Exclude the pictures and return every line exactly as written.

[Charts and diagrams as code]

┄┄┄┄┄┄

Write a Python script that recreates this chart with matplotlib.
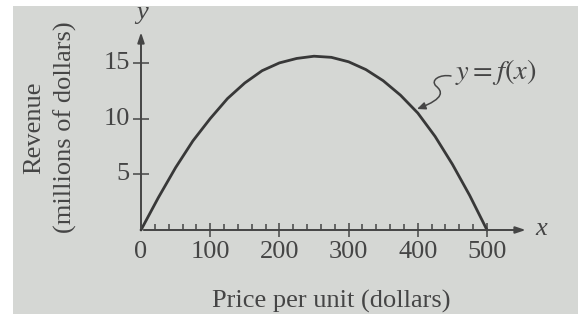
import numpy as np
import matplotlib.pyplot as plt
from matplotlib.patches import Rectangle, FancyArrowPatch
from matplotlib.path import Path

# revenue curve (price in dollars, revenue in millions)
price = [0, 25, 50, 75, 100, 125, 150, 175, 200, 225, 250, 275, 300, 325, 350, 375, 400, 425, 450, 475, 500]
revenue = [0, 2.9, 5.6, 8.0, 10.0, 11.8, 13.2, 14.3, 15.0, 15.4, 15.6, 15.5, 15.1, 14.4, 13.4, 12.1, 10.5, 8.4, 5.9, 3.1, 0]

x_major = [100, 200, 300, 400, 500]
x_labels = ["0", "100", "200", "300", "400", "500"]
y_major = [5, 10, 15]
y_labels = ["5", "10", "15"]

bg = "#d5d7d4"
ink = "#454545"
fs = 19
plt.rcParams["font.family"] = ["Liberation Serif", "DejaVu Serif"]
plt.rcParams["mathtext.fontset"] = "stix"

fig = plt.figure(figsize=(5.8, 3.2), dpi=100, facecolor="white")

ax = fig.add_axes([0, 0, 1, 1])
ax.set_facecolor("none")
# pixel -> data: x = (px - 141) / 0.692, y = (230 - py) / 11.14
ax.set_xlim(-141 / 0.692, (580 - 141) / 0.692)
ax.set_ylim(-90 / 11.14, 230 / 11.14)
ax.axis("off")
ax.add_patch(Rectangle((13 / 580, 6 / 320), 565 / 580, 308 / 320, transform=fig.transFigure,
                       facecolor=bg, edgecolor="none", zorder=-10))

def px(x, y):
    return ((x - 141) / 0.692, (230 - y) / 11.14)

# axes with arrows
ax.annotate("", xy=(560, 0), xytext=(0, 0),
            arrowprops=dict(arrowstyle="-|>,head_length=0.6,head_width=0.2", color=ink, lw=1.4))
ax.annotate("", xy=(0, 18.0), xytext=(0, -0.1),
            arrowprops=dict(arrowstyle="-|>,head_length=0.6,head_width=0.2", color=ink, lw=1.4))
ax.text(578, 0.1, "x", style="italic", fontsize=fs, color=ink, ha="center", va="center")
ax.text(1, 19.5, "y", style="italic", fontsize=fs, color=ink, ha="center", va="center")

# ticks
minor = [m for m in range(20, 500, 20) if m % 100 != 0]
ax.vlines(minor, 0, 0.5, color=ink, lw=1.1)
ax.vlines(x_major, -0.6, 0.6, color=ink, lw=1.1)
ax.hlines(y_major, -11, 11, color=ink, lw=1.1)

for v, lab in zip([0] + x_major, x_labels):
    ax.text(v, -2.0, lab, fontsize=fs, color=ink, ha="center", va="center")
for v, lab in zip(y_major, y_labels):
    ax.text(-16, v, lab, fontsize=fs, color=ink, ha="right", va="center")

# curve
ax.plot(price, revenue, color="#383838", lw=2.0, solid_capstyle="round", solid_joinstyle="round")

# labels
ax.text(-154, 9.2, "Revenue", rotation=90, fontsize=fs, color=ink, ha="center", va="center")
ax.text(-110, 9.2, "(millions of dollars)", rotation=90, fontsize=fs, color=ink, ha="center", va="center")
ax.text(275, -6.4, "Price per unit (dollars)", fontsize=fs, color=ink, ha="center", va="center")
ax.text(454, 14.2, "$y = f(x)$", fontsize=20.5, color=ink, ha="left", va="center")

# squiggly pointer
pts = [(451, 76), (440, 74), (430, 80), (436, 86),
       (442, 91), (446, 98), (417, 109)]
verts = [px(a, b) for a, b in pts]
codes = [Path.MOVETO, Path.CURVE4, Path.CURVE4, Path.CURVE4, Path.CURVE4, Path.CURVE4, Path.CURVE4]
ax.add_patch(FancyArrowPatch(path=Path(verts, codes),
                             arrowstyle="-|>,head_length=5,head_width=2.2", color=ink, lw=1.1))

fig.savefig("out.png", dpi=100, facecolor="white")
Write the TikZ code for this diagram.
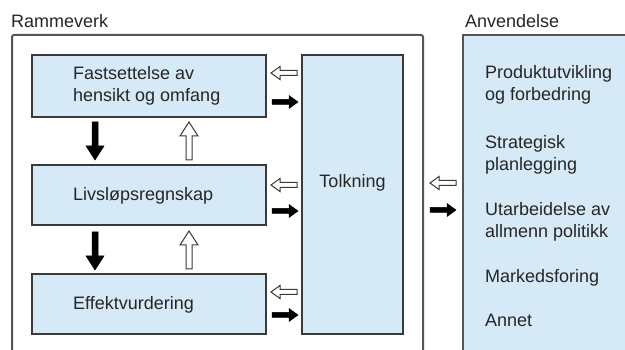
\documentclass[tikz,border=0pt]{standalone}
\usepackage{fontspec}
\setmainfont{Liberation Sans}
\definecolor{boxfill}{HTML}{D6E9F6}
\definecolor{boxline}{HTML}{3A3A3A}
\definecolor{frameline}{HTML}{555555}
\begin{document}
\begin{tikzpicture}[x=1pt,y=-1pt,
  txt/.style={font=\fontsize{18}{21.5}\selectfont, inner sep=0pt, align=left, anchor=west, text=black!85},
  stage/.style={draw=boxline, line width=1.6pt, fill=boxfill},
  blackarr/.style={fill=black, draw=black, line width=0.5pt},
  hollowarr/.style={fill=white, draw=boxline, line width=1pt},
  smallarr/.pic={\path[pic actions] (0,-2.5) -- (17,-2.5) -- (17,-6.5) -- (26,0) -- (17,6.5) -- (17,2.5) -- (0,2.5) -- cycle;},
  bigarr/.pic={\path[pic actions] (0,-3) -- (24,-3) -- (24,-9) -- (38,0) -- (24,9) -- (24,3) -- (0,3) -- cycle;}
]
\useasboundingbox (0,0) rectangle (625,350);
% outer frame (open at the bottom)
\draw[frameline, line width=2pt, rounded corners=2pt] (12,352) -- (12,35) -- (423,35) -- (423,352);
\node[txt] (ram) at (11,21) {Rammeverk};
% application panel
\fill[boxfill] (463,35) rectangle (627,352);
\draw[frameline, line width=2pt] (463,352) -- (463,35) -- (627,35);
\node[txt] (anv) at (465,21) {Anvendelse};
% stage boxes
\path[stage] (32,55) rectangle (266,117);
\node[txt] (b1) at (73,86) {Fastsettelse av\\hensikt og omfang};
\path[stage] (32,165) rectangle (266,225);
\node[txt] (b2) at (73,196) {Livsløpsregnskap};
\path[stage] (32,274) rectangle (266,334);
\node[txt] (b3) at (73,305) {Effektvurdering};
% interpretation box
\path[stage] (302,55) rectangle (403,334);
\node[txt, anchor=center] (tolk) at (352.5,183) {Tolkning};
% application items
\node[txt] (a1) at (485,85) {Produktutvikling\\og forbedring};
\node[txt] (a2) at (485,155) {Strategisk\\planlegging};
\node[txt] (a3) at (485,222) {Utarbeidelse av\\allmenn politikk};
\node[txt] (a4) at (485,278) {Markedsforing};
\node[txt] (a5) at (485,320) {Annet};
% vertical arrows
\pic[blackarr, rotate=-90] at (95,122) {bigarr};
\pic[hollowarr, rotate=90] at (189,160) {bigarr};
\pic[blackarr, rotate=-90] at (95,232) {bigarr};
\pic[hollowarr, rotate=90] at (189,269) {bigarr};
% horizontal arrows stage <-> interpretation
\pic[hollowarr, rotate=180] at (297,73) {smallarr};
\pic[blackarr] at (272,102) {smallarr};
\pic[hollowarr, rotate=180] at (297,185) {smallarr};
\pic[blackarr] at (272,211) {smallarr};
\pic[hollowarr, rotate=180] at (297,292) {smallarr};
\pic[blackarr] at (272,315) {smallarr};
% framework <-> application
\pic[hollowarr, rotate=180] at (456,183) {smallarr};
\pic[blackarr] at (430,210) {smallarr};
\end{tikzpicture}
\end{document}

┄┄┄┄┄┄

▶ **WRITTEN SOLUTION**:
Write a Python script that recreates this chart with matplotlib.
import numpy as np
import matplotlib.pyplot as plt
from matplotlib.patches import Rectangle, FancyArrowPatch
from matplotlib.path import Path

# revenue curve (price in dollars, revenue in millions)
price = [0, 25, 50, 75, 100, 125, 150, 175, 200, 225, 250, 275, 300, 325, 350, 375, 400, 425, 450, 475, 500]
revenue = [0, 2.9, 5.6, 8.0, 10.0, 11.8, 13.2, 14.3, 15.0, 15.4, 15.6, 15.5, 15.1, 14.4, 13.4, 12.1, 10.5, 8.4, 5.9, 3.1, 0]

x_major = [100, 200, 300, 400, 500]
x_labels = ["0", "100", "200", "300", "400", "500"]
y_major = [5, 10, 15]
y_labels = ["5", "10", "15"]

bg = "#d5d7d4"
ink = "#454545"
fs = 19
plt.rcParams["font.family"] = ["Liberation Serif", "DejaVu Serif"]
plt.rcParams["mathtext.fontset"] = "stix"

fig = plt.figure(figsize=(5.8, 3.2), dpi=100, facecolor="white")

ax = fig.add_axes([0, 0, 1, 1])
ax.set_facecolor("none")
# pixel -> data: x = (px - 141) / 0.692, y = (230 - py) / 11.14
ax.set_xlim(-141 / 0.692, (580 - 141) / 0.692)
ax.set_ylim(-90 / 11.14, 230 / 11.14)
ax.axis("off")
ax.add_patch(Rectangle((13 / 580, 6 / 320), 565 / 580, 308 / 320, transform=fig.transFigure,
                       facecolor=bg, edgecolor="none", zorder=-10))

def px(x, y):
    return ((x - 141) / 0.692, (230 - y) / 11.14)

# axes with arrows
ax.annotate("", xy=(560, 0), xytext=(0, 0),
            arrowprops=dict(arrowstyle="-|>,head_length=0.6,head_width=0.2", color=ink, lw=1.4))
ax.annotate("", xy=(0, 18.0), xytext=(0, -0.1),
            arrowprops=dict(arrowstyle="-|>,head_length=0.6,head_width=0.2", color=ink, lw=1.4))
ax.text(578, 0.1, "x", style="italic", fontsize=fs, color=ink, ha="center", va="center")
ax.text(1, 19.5, "y", style="italic", fontsize=fs, color=ink, ha="center", va="center")

# ticks
minor = [m for m in range(20, 500, 20) if m % 100 != 0]
ax.vlines(minor, 0, 0.5, color=ink, lw=1.1)
ax.vlines(x_major, -0.6, 0.6, color=ink, lw=1.1)
ax.hlines(y_major, -11, 11, color=ink, lw=1.1)

for v, lab in zip([0] + x_major, x_labels):
    ax.text(v, -2.0, lab, fontsize=fs, color=ink, ha="center", va="center")
for v, lab in zip(y_major, y_labels):
    ax.text(-16, v, lab, fontsize=fs, color=ink, ha="right", va="center")

# curve
ax.plot(price, revenue, color="#383838", lw=2.0, solid_capstyle="round", solid_joinstyle="round")

# labels
ax.text(-154, 9.2, "Revenue", rotation=90, fontsize=fs, color=ink, ha="center", va="center")
ax.text(-110, 9.2, "(millions of dollars)", rotation=90, fontsize=fs, color=ink, ha="center", va="center")
ax.text(275, -6.4, "Price per unit (dollars)", fontsize=fs, color=ink, ha="center", va="center")
ax.text(454, 14.2, "$y = f(x)$", fontsize=20.5, color=ink, ha="left", va="center")

# squiggly pointer
pts = [(451, 76), (440, 74), (430, 80), (436, 86),
       (442, 91), (446, 98), (417, 109)]
verts = [px(a, b) for a, b in pts]
codes = [Path.MOVETO, Path.CURVE4, Path.CURVE4, Path.CURVE4, Path.CURVE4, Path.CURVE4, Path.CURVE4]
ax.add_patch(FancyArrowPatch(path=Path(verts, codes),
                             arrowstyle="-|>,head_length=5,head_width=2.2", color=ink, lw=1.1))

fig.savefig("out.png", dpi=100, facecolor="white")
Write the TikZ code for this diagram.
\documentclass[tikz,border=0pt]{standalone}
\usepackage{fontspec}
\setmainfont{Liberation Sans}
\definecolor{boxfill}{HTML}{D6E9F6}
\definecolor{boxline}{HTML}{3A3A3A}
\definecolor{frameline}{HTML}{555555}
\begin{document}
\begin{tikzpicture}[x=1pt,y=-1pt,
  txt/.style={font=\fontsize{18}{21.5}\selectfont, inner sep=0pt, align=left, anchor=west, text=black!85},
  stage/.style={draw=boxline, line width=1.6pt, fill=boxfill},
  blackarr/.style={fill=black, draw=black, line width=0.5pt},
  hollowarr/.style={fill=white, draw=boxline, line width=1pt},
  smallarr/.pic={\path[pic actions] (0,-2.5) -- (17,-2.5) -- (17,-6.5) -- (26,0) -- (17,6.5) -- (17,2.5) -- (0,2.5) -- cycle;},
  bigarr/.pic={\path[pic actions] (0,-3) -- (24,-3) -- (24,-9) -- (38,0) -- (24,9) -- (24,3) -- (0,3) -- cycle;}
]
\useasboundingbox (0,0) rectangle (625,350);
% outer frame (open at the bottom)
\draw[frameline, line width=2pt, rounded corners=2pt] (12,352) -- (12,35) -- (423,35) -- (423,352);
\node[txt] (ram) at (11,21) {Rammeverk};
% application panel
\fill[boxfill] (463,35) rectangle (627,352);
\draw[frameline, line width=2pt] (463,352) -- (463,35) -- (627,35);
\node[txt] (anv) at (465,21) {Anvendelse};
% stage boxes
\path[stage] (32,55) rectangle (266,117);
\node[txt] (b1) at (73,86) {Fastsettelse av\\hensikt og omfang};
\path[stage] (32,165) rectangle (266,225);
\node[txt] (b2) at (73,196) {Livsløpsregnskap};
\path[stage] (32,274) rectangle (266,334);
\node[txt] (b3) at (73,305) {Effektvurdering};
% interpretation box
\path[stage] (302,55) rectangle (403,334);
\node[txt, anchor=center] (tolk) at (352.5,183) {Tolkning};
% application items
\node[txt] (a1) at (485,85) {Produktutvikling\\og forbedring};
\node[txt] (a2) at (485,155) {Strategisk\\planlegging};
\node[txt] (a3) at (485,222) {Utarbeidelse av\\allmenn politikk};
\node[txt] (a4) at (485,278) {Markedsforing};
\node[txt] (a5) at (485,320) {Annet};
% vertical arrows
\pic[blackarr, rotate=-90] at (95,122) {bigarr};
\pic[hollowarr, rotate=90] at (189,160) {bigarr};
\pic[blackarr, rotate=-90] at (95,232) {bigarr};
\pic[hollowarr, rotate=90] at (189,269) {bigarr};
% horizontal arrows stage <-> interpretation
\pic[hollowarr, rotate=180] at (297,73) {smallarr};
\pic[blackarr] at (272,102) {smallarr};
\pic[hollowarr, rotate=180] at (297,185) {smallarr};
\pic[blackarr] at (272,211) {smallarr};
\pic[hollowarr, rotate=180] at (297,292) {smallarr};
\pic[blackarr] at (272,315) {smallarr};
% framework <-> application
\pic[hollowarr, rotate=180] at (456,183) {smallarr};
\pic[blackarr] at (430,210) {smallarr};
\end{tikzpicture}
\end{document}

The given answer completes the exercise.